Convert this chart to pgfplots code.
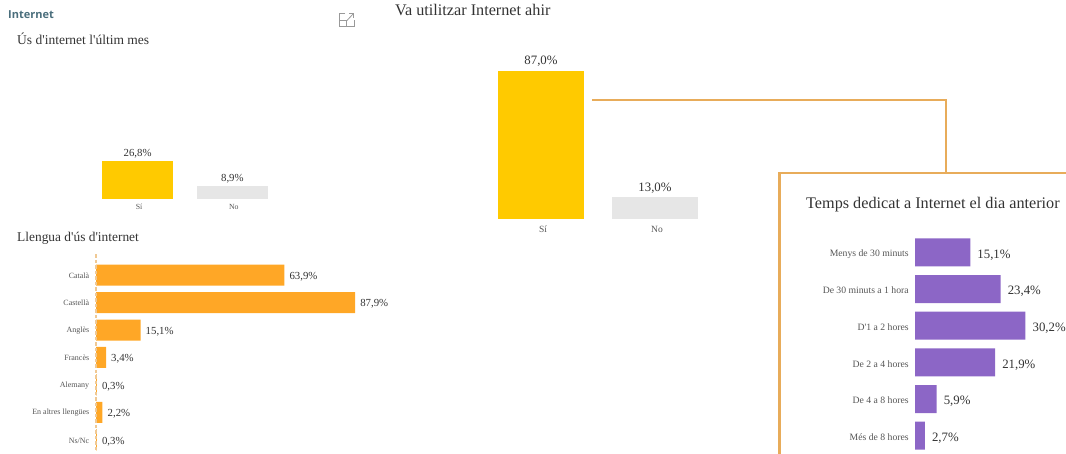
\documentclass[border=0pt]{standalone}
\usepackage{fontspec}
\setmainfont{Liberation Serif}[Ligatures=TeXOff]
\newfontfamily\headfont{Open Sans}
\usepackage{pgfplots}
\pgfplotsset{compat=1.18}
\definecolor{gold}{HTML}{FFCA00}
\definecolor{lightg}{HTML}{E6E6E6}
\definecolor{orangebar}{HTML}{FFA726}
\definecolor{purplebar}{HTML}{8C66C6}
\definecolor{frameor}{HTML}{E8AC5A}
\definecolor{txt}{HTML}{333333}
\definecolor{ticktxt}{HTML}{555555}
\definecolor{headc}{HTML}{4A6E7C}
\newcommand{\fs}[1]{\fontsize{#1pt}{#1pt}\selectfont}
\pgfplotsset{
  base/.style={
    scale only axis, anchor=south west, clip=false,
    axis line style={draw=none}, major tick style={draw=none},
    tick align=outside, tick label style={text=ticktxt},
    /pgf/number format/assume math mode=true,
    /pgf/number format/use comma, /pgf/number format/fixed,
    /pgf/number format/fixed zerofill, /pgf/number format/precision=1,
    nodes near coords={\pgfmathprintnumber{\pgfplotspointmeta}\%},
  },
  vbars/.style={base, ybar, ymin=0, xmin=-0.5, xmax=1.5, xtick=data,
    ytick=\empty, xticklabels={Sí,No}, point meta=y},
  hbars/.style={base, xbar, xmin=0, ytick=data, xtick=\empty, y dir=reverse, point meta=x},
}
\begin{document}
\begin{tikzpicture}[x=1pt,y=1pt]
\useasboundingbox (0,0) rectangle (1066,453);
% connector and frame
\draw[frameor,line width=2.6pt] (592,353) -- (946,353) -- (946,281);
\draw[frameor,line width=2.8pt] (779.5,-5) -- (779.5,280) -- (1075,280);
% headings
\node[anchor=west,text=headc,inner sep=0] at (8,438) {\headfont\fs{11}\bfseries Internet};
\node[anchor=west,text=txt,inner sep=0] at (17,414) {\fs{13.5}Ús d'internet l'últim mes};
\node[anchor=west,text=txt,inner sep=0] at (17,214.5) {\fs{13.4}Llengua d'ús d'internet};
\node[anchor=west,text=txt,inner sep=0] at (395,443) {\fs{16.2}Va utilitzar Internet ahir};
\node[anchor=west,text=txt,inner sep=0] at (806,248) {\fs{16.2}Temps dedicat a Internet el dia anterior};
% expand icon
\draw[gray!80,line width=0.8pt] (345,439.5) -- (339,439.5) -- (339,427) -- (354,427) -- (354,433);
\draw[gray!80,line width=0.8pt] (339,433) -- (346,433) -- (346,427);
\draw[gray!80,line width=0.8pt] (347,432.5) -- (353.5,439.5) (349,439.5) -- (353.5,439.5) -- (353.5,435);
% Us d'internet
\begin{axis}[vbars, at={(90.25pt,254pt)}, width=189.5pt, height=42.5pt, ymax=30, bar width=71.5pt,
  tick label style={font=\fs{7.8}}, nodes near coords style={font=\fs{10.8},text=txt,inner sep=3pt},
  xticklabel style={yshift=2.5pt,xshift=1.5pt}]
\addplot+[draw=none,fill=gold,forget plot,bar shift=0pt] coordinates {(0,26.8)};
\addplot+[draw=none,fill=lightg,forget plot,bar shift=0pt] coordinates {(1,8.9)};
\end{axis}
% Va utilitzar
\begin{axis}[vbars, at={(484pt,233.5pt)}, width=228pt, height=170.7pt, ymax=100, bar width=86pt,
  tick label style={font=\fs{9.5}}, nodes near coords style={font=\fs{12.8},text=txt,inner sep=4pt},
  xticklabel style={yshift=1pt,xshift=2pt}]
\addplot+[draw=none,fill=gold,forget plot,bar shift=0pt] coordinates {(0,87.0)};
\addplot+[draw=none,fill=lightg,forget plot,bar shift=0pt] coordinates {(1,13.0)};
\end{axis}
% Llengua
\begin{axis}[hbars, at={(96pt,1.2pt)}, width=280pt, height=197.4pt, xmax=95, ymin=-0.75, ymax=6.43, bar width=21pt,
  yticklabels={Català,Castellà,Anglès,Francès,Alemany,En altres llengües,Ns/Nc},
  tick label style={font=\fs{8}}, yticklabel style={xshift=1pt,yshift=-0.5pt},
  nodes near coords style={font=\fs{10.8},text=txt,inner sep=5pt,yshift=-1.5pt},
  axis on top,
  axis y line*=left, axis x line=none,
  y axis line style={draw=frameor!65,line width=1.1pt,dash pattern=on 3.5pt off 2pt,-}]
\addplot+[draw=none,fill=orangebar,forget plot,bar shift=0pt] coordinates {(63.9,0) (87.9,1) (15.1,2) (3.4,3) (0.3,4) (2.2,5) (0.3,6)};
\end{axis}
% Temps
\begin{axis}[hbars, at={(915pt,0.8pt)}, width=150pt, height=218.2pt, xmax=41, ymin=-0.5, ymax=5.45, bar width=28pt,
  yticklabels={Menys de 30 minuts,De 30 minuts a 1 hora,D'1 a 2 hores,De 2 a 4 hores,De 4 a 8 hores,Més de 8 hores},
  tick label style={font=\fs{9.7}}, yticklabel style={xshift=1.5pt,yshift=-1.5pt},
  nodes near coords style={font=\fs{12.8},text=txt,inner sep=7pt,yshift=-2.5pt}]
\addplot+[draw=none,fill=purplebar,forget plot,bar shift=0pt] coordinates {(15.1,0) (23.4,1) (30.2,2) (21.9,3) (5.9,4) (2.7,5)};
\end{axis}
\end{tikzpicture}
\end{document}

#### TASK TO COMPLETE:
Word for word, quote the full listing, omitting every picture.

#### RESPONSE TO THIS EXERCISE:
Convert this chart to pgfplots code.
\documentclass[border=0pt]{standalone}
\usepackage{fontspec}
\setmainfont{Liberation Serif}[Ligatures=TeXOff]
\newfontfamily\headfont{Open Sans}
\usepackage{pgfplots}
\pgfplotsset{compat=1.18}
\definecolor{gold}{HTML}{FFCA00}
\definecolor{lightg}{HTML}{E6E6E6}
\definecolor{orangebar}{HTML}{FFA726}
\definecolor{purplebar}{HTML}{8C66C6}
\definecolor{frameor}{HTML}{E8AC5A}
\definecolor{txt}{HTML}{333333}
\definecolor{ticktxt}{HTML}{555555}
\definecolor{headc}{HTML}{4A6E7C}
\newcommand{\fs}[1]{\fontsize{#1pt}{#1pt}\selectfont}
\pgfplotsset{
  base/.style={
    scale only axis, anchor=south west, clip=false,
    axis line style={draw=none}, major tick style={draw=none},
    tick align=outside, tick label style={text=ticktxt},
    /pgf/number format/assume math mode=true,
    /pgf/number format/use comma, /pgf/number format/fixed,
    /pgf/number format/fixed zerofill, /pgf/number format/precision=1,
    nodes near coords={\pgfmathprintnumber{\pgfplotspointmeta}\%},
  },
  vbars/.style={base, ybar, ymin=0, xmin=-0.5, xmax=1.5, xtick=data,
    ytick=\empty, xticklabels={Sí,No}, point meta=y},
  hbars/.style={base, xbar, xmin=0, ytick=data, xtick=\empty, y dir=reverse, point meta=x},
}
\begin{document}
\begin{tikzpicture}[x=1pt,y=1pt]
\useasboundingbox (0,0) rectangle (1066,453);
% connector and frame
\draw[frameor,line width=2.6pt] (592,353) -- (946,353) -- (946,281);
\draw[frameor,line width=2.8pt] (779.5,-5) -- (779.5,280) -- (1075,280);
% headings
\node[anchor=west,text=headc,inner sep=0] at (8,438) {\headfont\fs{11}\bfseries Internet};
\node[anchor=west,text=txt,inner sep=0] at (17,414) {\fs{13.5}Ús d'internet l'últim mes};
\node[anchor=west,text=txt,inner sep=0] at (17,214.5) {\fs{13.4}Llengua d'ús d'internet};
\node[anchor=west,text=txt,inner sep=0] at (395,443) {\fs{16.2}Va utilitzar Internet ahir};
\node[anchor=west,text=txt,inner sep=0] at (806,248) {\fs{16.2}Temps dedicat a Internet el dia anterior};
% expand icon
\draw[gray!80,line width=0.8pt] (345,439.5) -- (339,439.5) -- (339,427) -- (354,427) -- (354,433);
\draw[gray!80,line width=0.8pt] (339,433) -- (346,433) -- (346,427);
\draw[gray!80,line width=0.8pt] (347,432.5) -- (353.5,439.5) (349,439.5) -- (353.5,439.5) -- (353.5,435);
% Us d'internet
\begin{axis}[vbars, at={(90.25pt,254pt)}, width=189.5pt, height=42.5pt, ymax=30, bar width=71.5pt,
  tick label style={font=\fs{7.8}}, nodes near coords style={font=\fs{10.8},text=txt,inner sep=3pt},
  xticklabel style={yshift=2.5pt,xshift=1.5pt}]
\addplot+[draw=none,fill=gold,forget plot,bar shift=0pt] coordinates {(0,26.8)};
\addplot+[draw=none,fill=lightg,forget plot,bar shift=0pt] coordinates {(1,8.9)};
\end{axis}
% Va utilitzar
\begin{axis}[vbars, at={(484pt,233.5pt)}, width=228pt, height=170.7pt, ymax=100, bar width=86pt,
  tick label style={font=\fs{9.5}}, nodes near coords style={font=\fs{12.8},text=txt,inner sep=4pt},
  xticklabel style={yshift=1pt,xshift=2pt}]
\addplot+[draw=none,fill=gold,forget plot,bar shift=0pt] coordinates {(0,87.0)};
\addplot+[draw=none,fill=lightg,forget plot,bar shift=0pt] coordinates {(1,13.0)};
\end{axis}
% Llengua
\begin{axis}[hbars, at={(96pt,1.2pt)}, width=280pt, height=197.4pt, xmax=95, ymin=-0.75, ymax=6.43, bar width=21pt,
  yticklabels={Català,Castellà,Anglès,Francès,Alemany,En altres llengües,Ns/Nc},
  tick label style={font=\fs{8}}, yticklabel style={xshift=1pt,yshift=-0.5pt},
  nodes near coords style={font=\fs{10.8},text=txt,inner sep=5pt,yshift=-1.5pt},
  axis on top,
  axis y line*=left, axis x line=none,
  y axis line style={draw=frameor!65,line width=1.1pt,dash pattern=on 3.5pt off 2pt,-}]
\addplot+[draw=none,fill=orangebar,forget plot,bar shift=0pt] coordinates {(63.9,0) (87.9,1) (15.1,2) (3.4,3) (0.3,4) (2.2,5) (0.3,6)};
\end{axis}
% Temps
\begin{axis}[hbars, at={(915pt,0.8pt)}, width=150pt, height=218.2pt, xmax=41, ymin=-0.5, ymax=5.45, bar width=28pt,
  yticklabels={Menys de 30 minuts,De 30 minuts a 1 hora,D'1 a 2 hores,De 2 a 4 hores,De 4 a 8 hores,Més de 8 hores},
  tick label style={font=\fs{9.7}}, yticklabel style={xshift=1.5pt,yshift=-1.5pt},
  nodes near coords style={font=\fs{12.8},text=txt,inner sep=7pt,yshift=-2.5pt}]
\addplot+[draw=none,fill=purplebar,forget plot,bar shift=0pt] coordinates {(15.1,0) (23.4,1) (30.2,2) (21.9,3) (5.9,4) (2.7,5)};
\end{axis}
\end{tikzpicture}
\end{document}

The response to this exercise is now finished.